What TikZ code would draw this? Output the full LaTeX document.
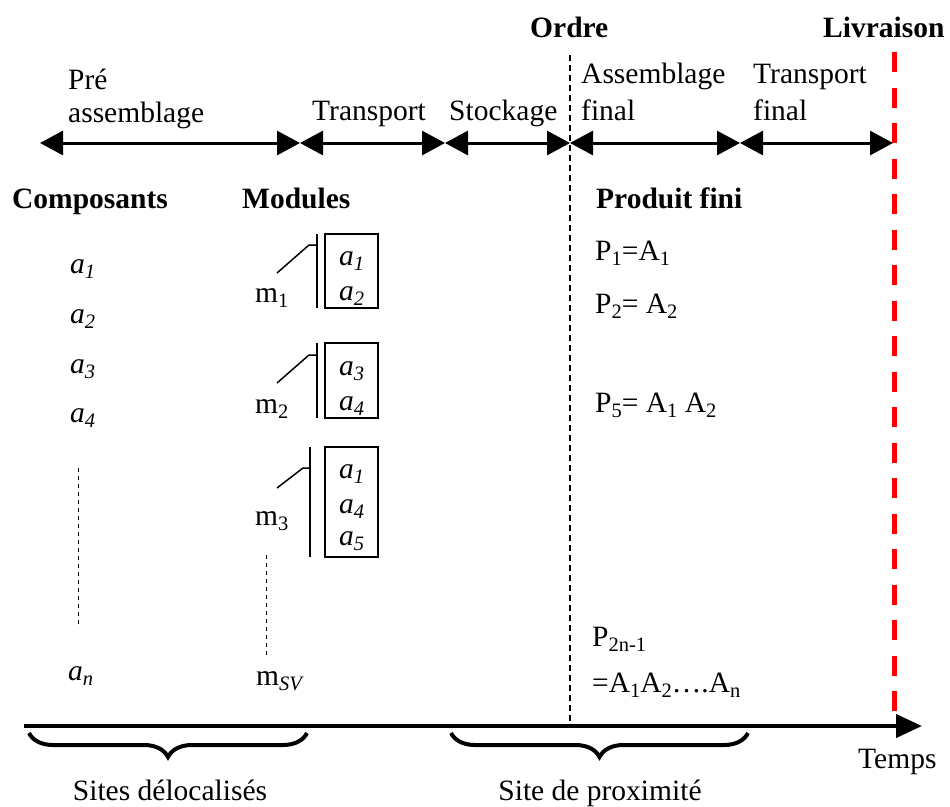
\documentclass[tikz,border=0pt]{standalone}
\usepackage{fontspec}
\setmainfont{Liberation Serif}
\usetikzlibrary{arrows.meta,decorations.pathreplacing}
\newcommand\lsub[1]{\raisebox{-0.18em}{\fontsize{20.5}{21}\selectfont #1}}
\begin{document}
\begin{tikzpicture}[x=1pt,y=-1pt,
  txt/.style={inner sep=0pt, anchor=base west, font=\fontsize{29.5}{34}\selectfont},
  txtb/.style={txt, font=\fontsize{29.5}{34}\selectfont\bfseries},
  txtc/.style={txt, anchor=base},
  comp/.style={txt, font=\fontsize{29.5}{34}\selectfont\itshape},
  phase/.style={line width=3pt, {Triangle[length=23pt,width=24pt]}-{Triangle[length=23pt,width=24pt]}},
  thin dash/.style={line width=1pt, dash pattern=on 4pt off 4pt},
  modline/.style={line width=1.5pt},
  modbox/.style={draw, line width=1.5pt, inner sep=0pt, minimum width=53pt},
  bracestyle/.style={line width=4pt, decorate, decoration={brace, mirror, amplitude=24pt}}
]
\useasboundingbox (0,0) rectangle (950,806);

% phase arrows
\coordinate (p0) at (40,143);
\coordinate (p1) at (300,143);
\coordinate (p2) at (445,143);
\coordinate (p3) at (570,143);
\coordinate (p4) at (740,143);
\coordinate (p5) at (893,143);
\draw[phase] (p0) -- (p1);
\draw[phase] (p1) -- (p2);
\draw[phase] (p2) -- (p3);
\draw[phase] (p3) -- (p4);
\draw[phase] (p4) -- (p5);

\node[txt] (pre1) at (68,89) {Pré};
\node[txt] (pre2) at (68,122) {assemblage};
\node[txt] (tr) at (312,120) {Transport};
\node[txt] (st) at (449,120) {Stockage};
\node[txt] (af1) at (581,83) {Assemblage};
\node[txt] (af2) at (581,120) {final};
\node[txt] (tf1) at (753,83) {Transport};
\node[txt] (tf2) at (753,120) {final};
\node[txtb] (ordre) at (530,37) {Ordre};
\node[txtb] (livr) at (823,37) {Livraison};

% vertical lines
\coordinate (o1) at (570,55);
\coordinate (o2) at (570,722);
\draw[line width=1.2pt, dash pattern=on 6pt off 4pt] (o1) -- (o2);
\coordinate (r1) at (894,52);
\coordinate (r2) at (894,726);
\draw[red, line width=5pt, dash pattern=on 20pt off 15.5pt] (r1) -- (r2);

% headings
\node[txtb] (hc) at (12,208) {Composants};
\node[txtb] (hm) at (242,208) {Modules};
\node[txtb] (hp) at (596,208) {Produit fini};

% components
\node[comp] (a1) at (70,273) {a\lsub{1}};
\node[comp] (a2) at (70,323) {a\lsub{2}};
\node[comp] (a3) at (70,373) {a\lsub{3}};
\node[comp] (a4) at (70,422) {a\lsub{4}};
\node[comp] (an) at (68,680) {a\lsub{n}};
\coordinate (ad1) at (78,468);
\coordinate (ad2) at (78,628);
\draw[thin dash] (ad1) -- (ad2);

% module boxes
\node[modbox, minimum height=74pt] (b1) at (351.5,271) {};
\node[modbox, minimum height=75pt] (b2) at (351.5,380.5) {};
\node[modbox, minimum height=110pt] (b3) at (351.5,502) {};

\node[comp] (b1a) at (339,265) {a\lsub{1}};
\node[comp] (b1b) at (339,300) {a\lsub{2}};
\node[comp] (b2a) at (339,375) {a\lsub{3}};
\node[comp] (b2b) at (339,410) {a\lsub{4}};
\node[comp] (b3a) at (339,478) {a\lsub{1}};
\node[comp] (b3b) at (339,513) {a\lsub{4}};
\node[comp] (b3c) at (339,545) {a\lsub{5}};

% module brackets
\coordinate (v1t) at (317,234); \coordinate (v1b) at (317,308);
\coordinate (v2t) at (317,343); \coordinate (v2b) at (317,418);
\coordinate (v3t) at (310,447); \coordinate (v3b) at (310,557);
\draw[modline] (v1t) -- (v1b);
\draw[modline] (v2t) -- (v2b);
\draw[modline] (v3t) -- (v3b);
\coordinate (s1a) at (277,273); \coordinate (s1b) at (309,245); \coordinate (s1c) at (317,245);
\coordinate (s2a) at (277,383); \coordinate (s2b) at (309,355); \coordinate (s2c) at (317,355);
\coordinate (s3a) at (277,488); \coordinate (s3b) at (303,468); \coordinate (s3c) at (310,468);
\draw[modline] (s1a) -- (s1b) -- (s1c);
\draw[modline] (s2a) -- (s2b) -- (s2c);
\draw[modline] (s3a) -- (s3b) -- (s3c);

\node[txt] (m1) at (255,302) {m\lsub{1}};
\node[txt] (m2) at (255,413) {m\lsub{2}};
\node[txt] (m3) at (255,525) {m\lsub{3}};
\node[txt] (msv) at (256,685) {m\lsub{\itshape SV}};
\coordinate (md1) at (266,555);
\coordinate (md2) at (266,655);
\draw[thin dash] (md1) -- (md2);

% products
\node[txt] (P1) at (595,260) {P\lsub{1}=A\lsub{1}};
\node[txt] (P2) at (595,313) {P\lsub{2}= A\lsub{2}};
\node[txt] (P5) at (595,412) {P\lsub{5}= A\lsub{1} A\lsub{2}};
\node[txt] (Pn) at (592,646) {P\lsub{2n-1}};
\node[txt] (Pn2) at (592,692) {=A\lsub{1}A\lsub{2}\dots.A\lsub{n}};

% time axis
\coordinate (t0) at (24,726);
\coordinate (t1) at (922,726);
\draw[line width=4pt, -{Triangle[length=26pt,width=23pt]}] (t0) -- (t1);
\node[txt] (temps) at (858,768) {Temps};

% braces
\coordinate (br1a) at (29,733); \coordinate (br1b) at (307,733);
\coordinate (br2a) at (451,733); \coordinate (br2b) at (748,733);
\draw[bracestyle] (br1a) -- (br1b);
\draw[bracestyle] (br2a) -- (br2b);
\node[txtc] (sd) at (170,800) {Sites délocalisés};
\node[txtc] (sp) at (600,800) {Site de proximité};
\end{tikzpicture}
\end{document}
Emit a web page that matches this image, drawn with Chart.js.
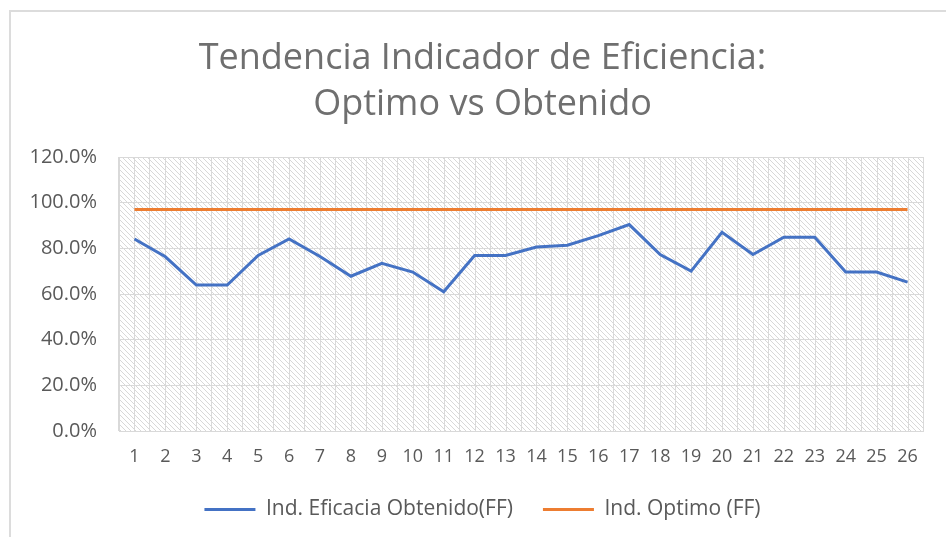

→ **Goal of the exercise**
Except for the pictures, copy the material above exactly.

→ **Full answer**
What TikZ code would draw this? Output the full LaTeX document.
\documentclass[tikz,border=0pt]{standalone}
\usepackage{fontspec}
\setmainfont{Liberation Serif}
\usetikzlibrary{arrows.meta,decorations.pathreplacing}
\newcommand\lsub[1]{\raisebox{-0.18em}{\fontsize{20.5}{21}\selectfont #1}}
\begin{document}
\begin{tikzpicture}[x=1pt,y=-1pt,
  txt/.style={inner sep=0pt, anchor=base west, font=\fontsize{29.5}{34}\selectfont},
  txtb/.style={txt, font=\fontsize{29.5}{34}\selectfont\bfseries},
  txtc/.style={txt, anchor=base},
  comp/.style={txt, font=\fontsize{29.5}{34}\selectfont\itshape},
  phase/.style={line width=3pt, {Triangle[length=23pt,width=24pt]}-{Triangle[length=23pt,width=24pt]}},
  thin dash/.style={line width=1pt, dash pattern=on 4pt off 4pt},
  modline/.style={line width=1.5pt},
  modbox/.style={draw, line width=1.5pt, inner sep=0pt, minimum width=53pt},
  bracestyle/.style={line width=4pt, decorate, decoration={brace, mirror, amplitude=24pt}}
]
\useasboundingbox (0,0) rectangle (950,806);

% phase arrows
\coordinate (p0) at (40,143);
\coordinate (p1) at (300,143);
\coordinate (p2) at (445,143);
\coordinate (p3) at (570,143);
\coordinate (p4) at (740,143);
\coordinate (p5) at (893,143);
\draw[phase] (p0) -- (p1);
\draw[phase] (p1) -- (p2);
\draw[phase] (p2) -- (p3);
\draw[phase] (p3) -- (p4);
\draw[phase] (p4) -- (p5);

\node[txt] (pre1) at (68,89) {Pré};
\node[txt] (pre2) at (68,122) {assemblage};
\node[txt] (tr) at (312,120) {Transport};
\node[txt] (st) at (449,120) {Stockage};
\node[txt] (af1) at (581,83) {Assemblage};
\node[txt] (af2) at (581,120) {final};
\node[txt] (tf1) at (753,83) {Transport};
\node[txt] (tf2) at (753,120) {final};
\node[txtb] (ordre) at (530,37) {Ordre};
\node[txtb] (livr) at (823,37) {Livraison};

% vertical lines
\coordinate (o1) at (570,55);
\coordinate (o2) at (570,722);
\draw[line width=1.2pt, dash pattern=on 6pt off 4pt] (o1) -- (o2);
\coordinate (r1) at (894,52);
\coordinate (r2) at (894,726);
\draw[red, line width=5pt, dash pattern=on 20pt off 15.5pt] (r1) -- (r2);

% headings
\node[txtb] (hc) at (12,208) {Composants};
\node[txtb] (hm) at (242,208) {Modules};
\node[txtb] (hp) at (596,208) {Produit fini};

% components
\node[comp] (a1) at (70,273) {a\lsub{1}};
\node[comp] (a2) at (70,323) {a\lsub{2}};
\node[comp] (a3) at (70,373) {a\lsub{3}};
\node[comp] (a4) at (70,422) {a\lsub{4}};
\node[comp] (an) at (68,680) {a\lsub{n}};
\coordinate (ad1) at (78,468);
\coordinate (ad2) at (78,628);
\draw[thin dash] (ad1) -- (ad2);

% module boxes
\node[modbox, minimum height=74pt] (b1) at (351.5,271) {};
\node[modbox, minimum height=75pt] (b2) at (351.5,380.5) {};
\node[modbox, minimum height=110pt] (b3) at (351.5,502) {};

\node[comp] (b1a) at (339,265) {a\lsub{1}};
\node[comp] (b1b) at (339,300) {a\lsub{2}};
\node[comp] (b2a) at (339,375) {a\lsub{3}};
\node[comp] (b2b) at (339,410) {a\lsub{4}};
\node[comp] (b3a) at (339,478) {a\lsub{1}};
\node[comp] (b3b) at (339,513) {a\lsub{4}};
\node[comp] (b3c) at (339,545) {a\lsub{5}};

% module brackets
\coordinate (v1t) at (317,234); \coordinate (v1b) at (317,308);
\coordinate (v2t) at (317,343); \coordinate (v2b) at (317,418);
\coordinate (v3t) at (310,447); \coordinate (v3b) at (310,557);
\draw[modline] (v1t) -- (v1b);
\draw[modline] (v2t) -- (v2b);
\draw[modline] (v3t) -- (v3b);
\coordinate (s1a) at (277,273); \coordinate (s1b) at (309,245); \coordinate (s1c) at (317,245);
\coordinate (s2a) at (277,383); \coordinate (s2b) at (309,355); \coordinate (s2c) at (317,355);
\coordinate (s3a) at (277,488); \coordinate (s3b) at (303,468); \coordinate (s3c) at (310,468);
\draw[modline] (s1a) -- (s1b) -- (s1c);
\draw[modline] (s2a) -- (s2b) -- (s2c);
\draw[modline] (s3a) -- (s3b) -- (s3c);

\node[txt] (m1) at (255,302) {m\lsub{1}};
\node[txt] (m2) at (255,413) {m\lsub{2}};
\node[txt] (m3) at (255,525) {m\lsub{3}};
\node[txt] (msv) at (256,685) {m\lsub{\itshape SV}};
\coordinate (md1) at (266,555);
\coordinate (md2) at (266,655);
\draw[thin dash] (md1) -- (md2);

% products
\node[txt] (P1) at (595,260) {P\lsub{1}=A\lsub{1}};
\node[txt] (P2) at (595,313) {P\lsub{2}= A\lsub{2}};
\node[txt] (P5) at (595,412) {P\lsub{5}= A\lsub{1} A\lsub{2}};
\node[txt] (Pn) at (592,646) {P\lsub{2n-1}};
\node[txt] (Pn2) at (592,692) {=A\lsub{1}A\lsub{2}\dots.A\lsub{n}};

% time axis
\coordinate (t0) at (24,726);
\coordinate (t1) at (922,726);
\draw[line width=4pt, -{Triangle[length=26pt,width=23pt]}] (t0) -- (t1);
\node[txt] (temps) at (858,768) {Temps};

% braces
\coordinate (br1a) at (29,733); \coordinate (br1b) at (307,733);
\coordinate (br2a) at (451,733); \coordinate (br2b) at (748,733);
\draw[bracestyle] (br1a) -- (br1b);
\draw[bracestyle] (br2a) -- (br2b);
\node[txtc] (sd) at (170,800) {Sites délocalisés};
\node[txtc] (sp) at (600,800) {Site de proximité};
\end{tikzpicture}
\end{document}
Emit a web page that matches this image, drawn with Chart.js.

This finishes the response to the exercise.